Some commentators on twitter rightly point to rising poverty and the impact of austerity on women as the reason that so many of us go into prostitution to feed ourselves and our families. Walker glibly dismisses this. But this is a crucial question. Four million children are living in poverty (which means that their mothers are distraught and devastated) 1.25 million people in the UK are officially destitute and women seeking asylum are scraping by on £36 a week. Approximately 90% of sex workers are women and the majority are mothers, mostly single mums. If prostitution policy and law was framed by these facts we’d get support for mothers and anti-austerity policies not more criminalisation.
There is nothing in the WEP manifesto against benefit sanctions, recognised as being directly responsible for pushing more women into sex work. Doncaster reports a 60% increase, Sheffield 166%, while charity workers in Hull report: “ . . . women who are literally starving and they are out there to feed themselves.”

Walker claims that “demand” is a “root cause” of prostitution and advocates the criminalisation of clients as a solution. Walker cites a change in the law in Ireland as an example of success. Yet attacks on sex workers in Ireland have increased since the law was brought in. Campaigns to criminalise clients have been spearheaded by an “unlikely union of evangelical Christians and feminist campaigners”.

In comparison, decriminalisation, introduced in New Zealand in 2003 has increased sex workers’ safety and welfare with over 90% of sex workers said decriminalisation gave them additional employment, legal, health and safety rights. Many (64.8%) found it easier to refuse clients and 70% reported that since decriminalisation they were more likely to report incidents of violence to the police.

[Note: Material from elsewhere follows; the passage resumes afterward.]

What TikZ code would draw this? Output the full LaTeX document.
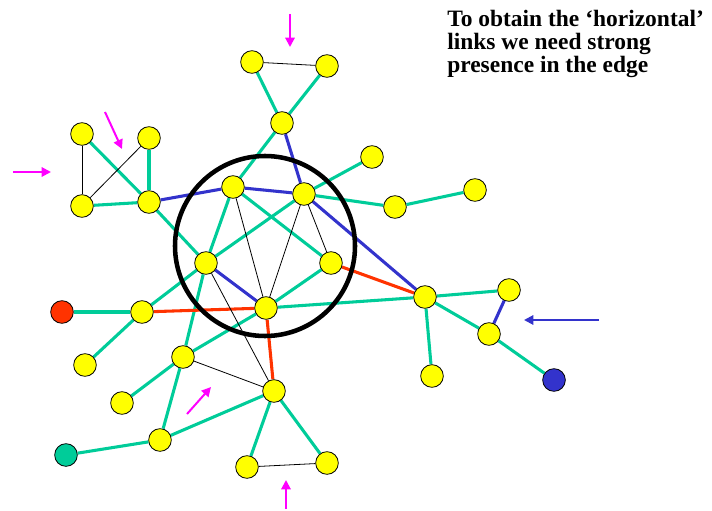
\documentclass[tikz,border=0pt]{standalone}
\usepackage{fontspec}
\setmainfont{Liberation Serif}
\usetikzlibrary{arrows.meta, backgrounds}
\definecolor{cyellow}{HTML}{FFFF00}
\definecolor{cgreen}{HTML}{00CC99}
\definecolor{cblue}{HTML}{3333CC}
\definecolor{cred}{HTML}{FF3300}
\definecolor{cmagenta}{HTML}{FF00FF}
\tikzset{
  site/.style={circle, draw=black, fill=#1, line width=0.6pt, minimum size=17pt, inner sep=0pt},
  site/.default=cyellow,
  link/.style={draw=#1, line width=2.3pt},
  weak/.style={draw=black, line width=0.6pt},
  pointer/.style={-{Triangle[length=7pt, width=7pt]}, draw=#1, line width=1.5pt},
  pointer/.default=cmagenta,
  caption/.style={font=\bfseries\fontsize{17.6}{17.2}\selectfont, align=left, inner sep=0pt},
}

\begin{document}
\begin{tikzpicture}[x=0.75pt, y=-0.75pt]
  \useasboundingbox (0,0) rectangle (712,510);
  % the core ring
  \draw[line width=3.4pt] (265,246) circle[radius=67.5pt];

  % top triangle
  \node[site] (tl) at (252,62) {};
  \node[site] (tr) at (327,66) {};
  \node[site] (tb) at (282,123) {};
  % upper left group
  \node[site] (ul) at (82,134) {};
  \node[site] (ur) at (149,138) {};
  \node[site] (ll) at (82,206) {};
  \node[site] (lr) at (149,202) {};
  % inside the ring
  \node[site] (cnw) at (233,187) {};
  \node[site] (cne) at (304,194) {};
  \node[site] (cw) at (206,263) {};
  \node[site] (ce) at (331,263) {};
  \node[site] (cs) at (266,308) {};
  % east
  \node[site] (ea) at (372,157) {};
  \node[site] (eb) at (395,207) {};
  \node[site] (ec) at (475,190) {};
  \node[site] (hub) at (425,297) {};
  \node[site] (ha) at (509,290) {};
  \node[site] (hb) at (489,334) {};
  \node[site] (hc) at (432,376) {};
  \node[site=cblue] (hdot) at (554,380) {};
  % west and south
  \node[site=cred] (rdot) at (62,312) {};
  \node[site] (wa) at (142,312) {};
  \node[site] (wb) at (85,365) {};
  \node[site] (wc) at (183,357) {};
  \node[site] (wd) at (122,403) {};
  \node[site] (we) at (160,440) {};
  \node[site=cgreen] (gdot) at (66,455) {};
  \node[site] (sa) at (274,391) {};
  \node[site] (sb) at (247,467) {};
  \node[site] (sc) at (327,463) {};

  \begin{scope}[on background layer]
    \foreach \a/\b in {tl/tb, tr/tb, tb/cnw, ul/lr, ur/lr, ll/lr, lr/cw, cnw/cw, cnw/ce,
      cne/cw, cne/ea, cne/eb, eb/ec, cw/wa, cw/wc, ce/cs, cs/wc, cs/hub, hub/ha, hub/hb,
      hub/hc, hb/hdot, rdot/wa, wa/wb, wc/wd, wc/we, we/sa, we/gdot, sa/sb, sa/sc}
      \draw[link=cgreen] (\a) -- (\b);
    \foreach \a/\b in {tb/cne, lr/cnw, cnw/cne, cne/hub, cw/cs, ha/hb}
      \draw[link=cblue] (\a) -- (\b);
    \foreach \a/\b in {wa/cs, ce/hub, cs/sa}
      \draw[link=cred] (\a) -- (\b);
    \foreach \a/\b in {tl/tr, ul/ll, ll/ur, cnw/cs, cne/cs, cne/ce, cw/sa, wc/sa, sb/sc}
      \draw[weak] (\a) -- (\b);
  \end{scope}

  % pointers
  \coordinate (p1s) at (290,14);  \coordinate (p1e) at (290,47);
  \coordinate (p2s) at (105,112); \coordinate (p2e) at (122,149);
  \coordinate (p3s) at (13,172);  \coordinate (p3e) at (51,172);
  \coordinate (p4s) at (187,414); \coordinate (p4e) at (211,387);
  \coordinate (p5s) at (286,509); \coordinate (p5e) at (286,480);
  \coordinate (p6s) at (599,320); \coordinate (p6e) at (524,320);
  \foreach \i in {1,...,5} \draw[pointer] (p\i s) -- (p\i e);
  \draw[pointer=cblue] (p6s) -- (p6e);

  \node[caption, anchor=north west] (note) at (447,10) {To obtain the ‘horizontal’\\links we need strong\\presence in the edge};
\end{tikzpicture}
\end{document}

WEP should pay attention to the prestigious Home Affairs Committee which in 2017 recommended the government:

“ . . . change existing legislation so that soliciting is no longer an offence and so that brothel-keeping provisions allow sex workers to share premises” and that legislation should be drafted to provide for the “deletion of previous convictions and cautions for prostitution from the record of sex workers.” 

And to Amnesty International’s impressive body of evidence and recommendation that governments repeal laws that criminalise “the consensual exchange of sexual services between adults for remuneration” and provide resources so that those of us who want to leave prostitution can do so.

Walker joins with those who use the public’s understandable concern about trafficking to justify increased police powers against sex workers. Fabricated figures our briefing have been used to mislead and misinform. In reality, anti-trafficking policies have been used primarily to target migrant sex workers for raids, arrests and deportations. These injustices are best expressed by our sisters in Empower, Thailand:

 “We have been spied on, arrested, cut off from our families, had our savings confiscated, interrogated, imprisoned and placed into the hands of the men with guns, in order for them to send us home… all in the name of “protection against trafficking”.

If the Women’s Equality Party is to have any credibility among grassroots women it has to address its elitism and prejudice. Times are changing and the WEP is being left behind. The demand for the ‘feminism of the 99%’ of the International Women’s Strike opened the way for us to be able to forge a feminism that attacks the violence and immorality of poverty not the ways in which the impoverished find to survive, that sides with sex workers against the police and with “bad” women against bad laws.